Well, I lost my best friend today, although it has been a long time coming. Brian has been a great friend to me. He's always been a listening ear, he's always been very smart and filled with wonderful insight...yet...he never saw me and I struggled with this for a long time. When we dated I complained about this to Alena and we had long chats about what I could do differently. When we started being friends, I just figured...oh well...I've tried as hard as I can and there's no point in throwing more effort into it. Brian insists that I only see the bad in people. He thinks that I'm full of negative energy. Yet I was the only friend of his who bothered to contact him on his birthday - even though he didn't do the same for me. Negative? Ha! I have to laugh at that of course. I have to stop and think of Cinnamon and how she's told me time and again how people see in others the things they don't like in themselves. It would have bothered me that he said this but being that no one else in my life has ever said this...and when I mentioned it to a few friends and family members they laughed...I have to take it like a grain of salt.
My mother and I recently talked about Brian (last week) and how he probably wasn't going to be in my life much longer. It's been time (whether I wanted it to be or not) that Brian got out of his comfort zone and stopped spending time with me. I would always keep the door open for Brian as he's been my best friend, but at my mother and I chatted and...it was time that Brian found new friends, hobbies and grand ventures. I will say that in his finding these new ventures - I am so proud of him! He started taking classes at a local college, he told me he didn't want to hang out with me but rather some other friends, and he started doing...things. Things he could share and talk about with me that didn't actually have to involve me. Things that weren't work related or work centered. In this he became a real friend to me, he stopped being clingy Brian who would have his feelings hurt when I had other plans and couldn't hang out with him, and he started being Brian again - the guy I first met.

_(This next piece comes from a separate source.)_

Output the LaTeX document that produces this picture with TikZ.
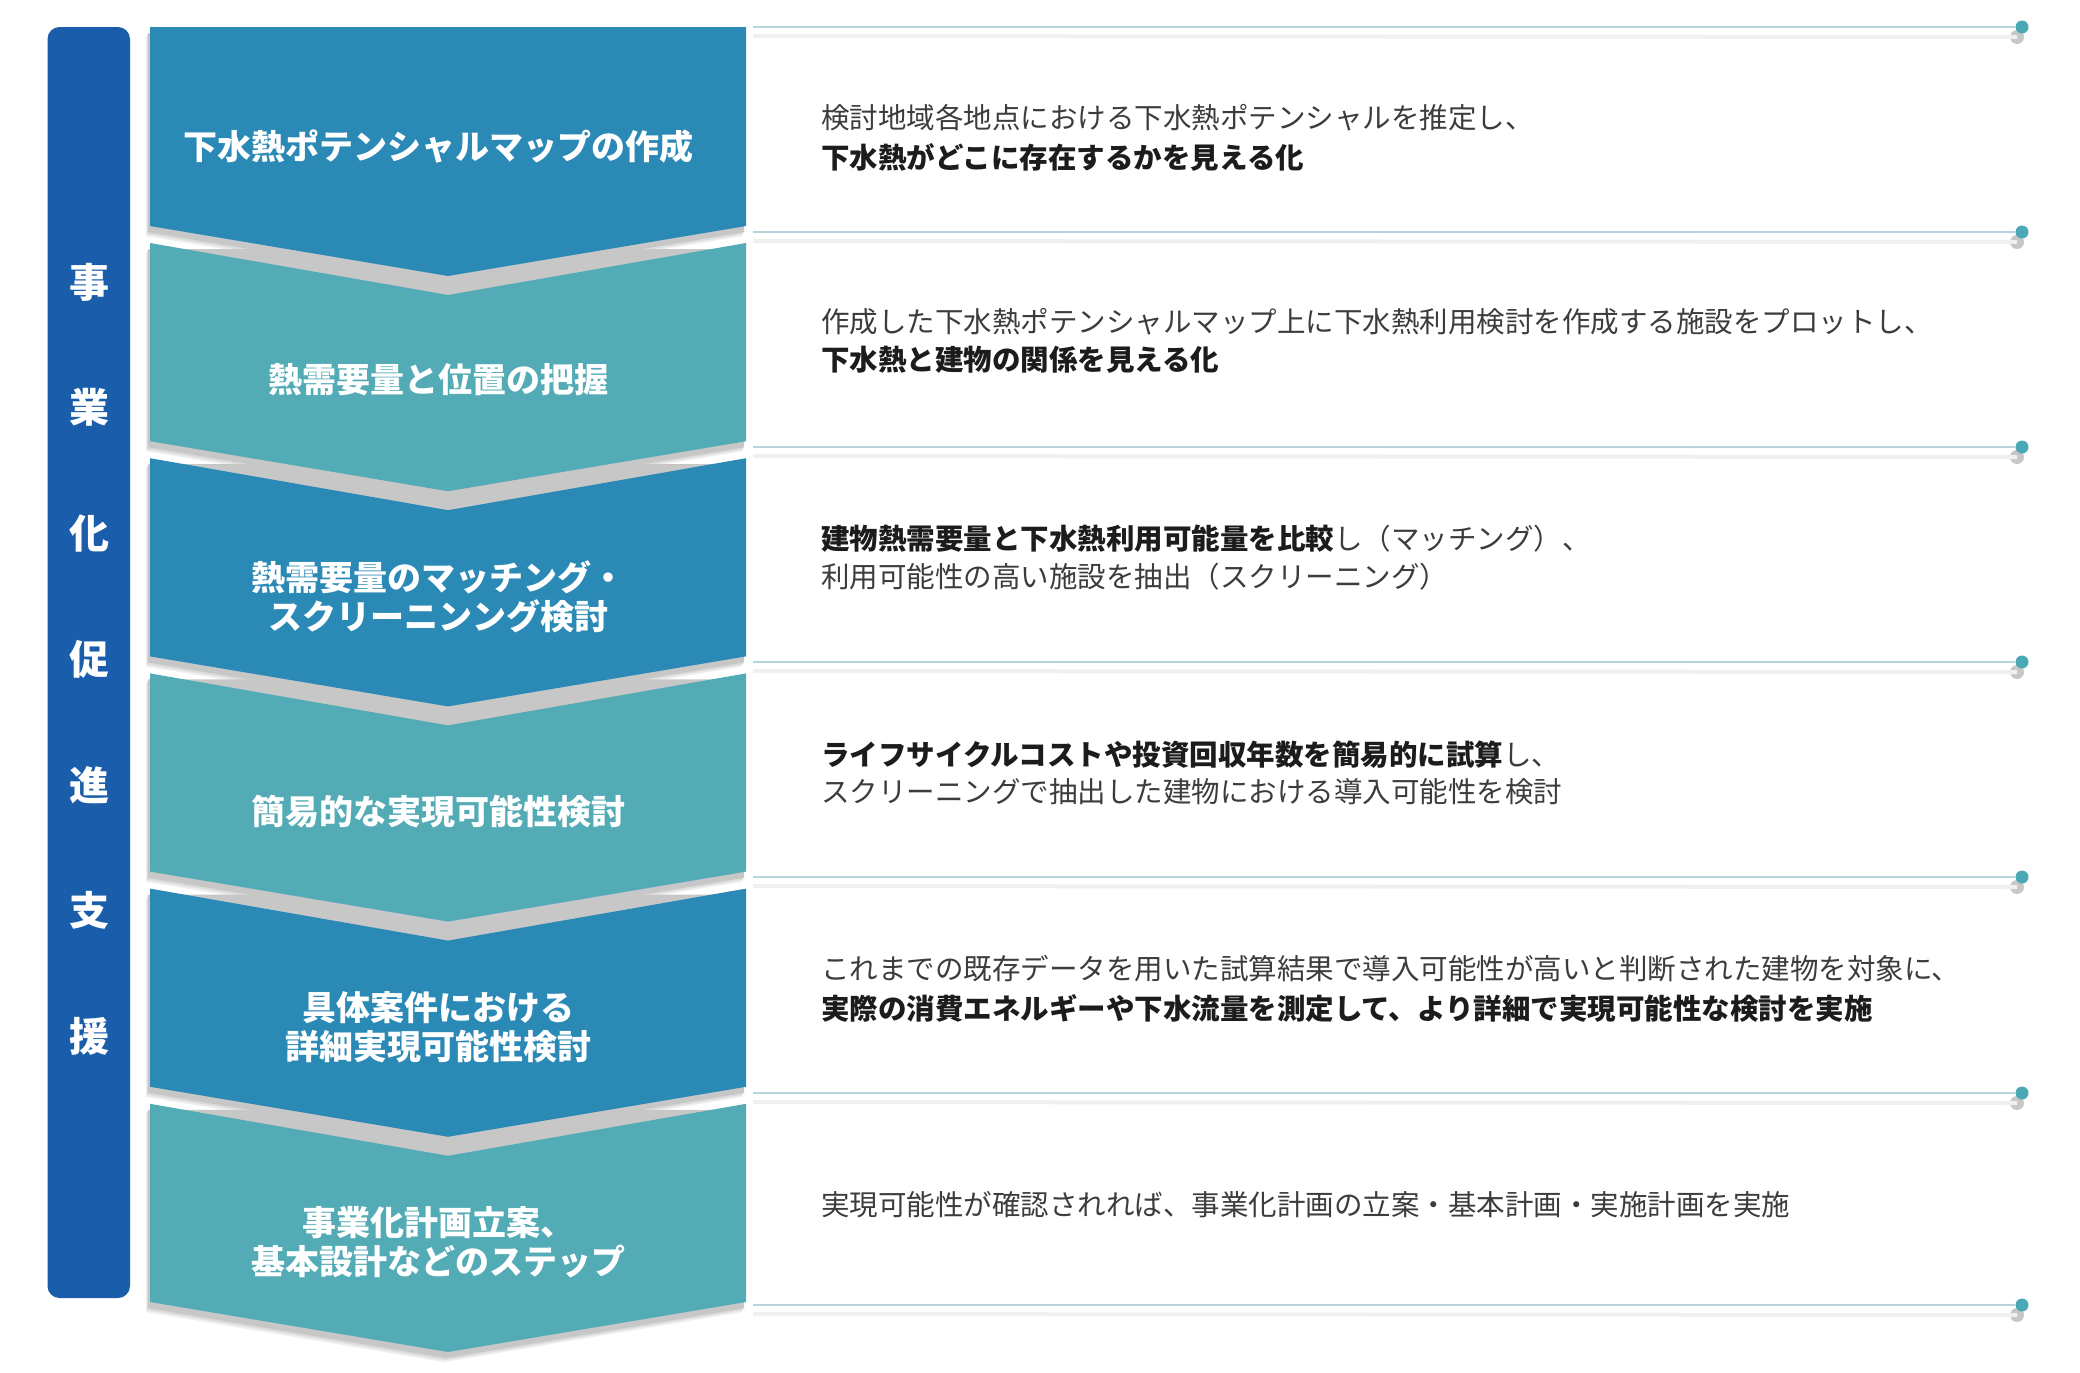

I've lost friends before and I always say that friends come and go, that's the way the world works. They come into your life to show you something and they leave when that's completed. To this I would like to add that Brian has taught me a lot. He changed my life. Without him I never would have started my dog rescue which became something so much bigger and better than I ever could have expected. I never would have saved so many lives. I never would have moved into a little ghetto apartment and then into a real home. I never would have had a wake up call that made me get out into the world and start experiencing things - like climbing, yoga, rafting, snowboarding...if it wasn't for him. I'd probably still be living in my little apartment on Watt with my dog, watching TV alone at night after cooking exotic meals and working crazy hours. Perhaps the most important thing that Brian taught me was that the towels don't have to be perfect, this has become a metaphor for my life and so much more.
It's sad to lose a friend, especially a best friend, but because of Brian, I am taking something away from this friendship that I have never had before. For that, I am supremely grateful.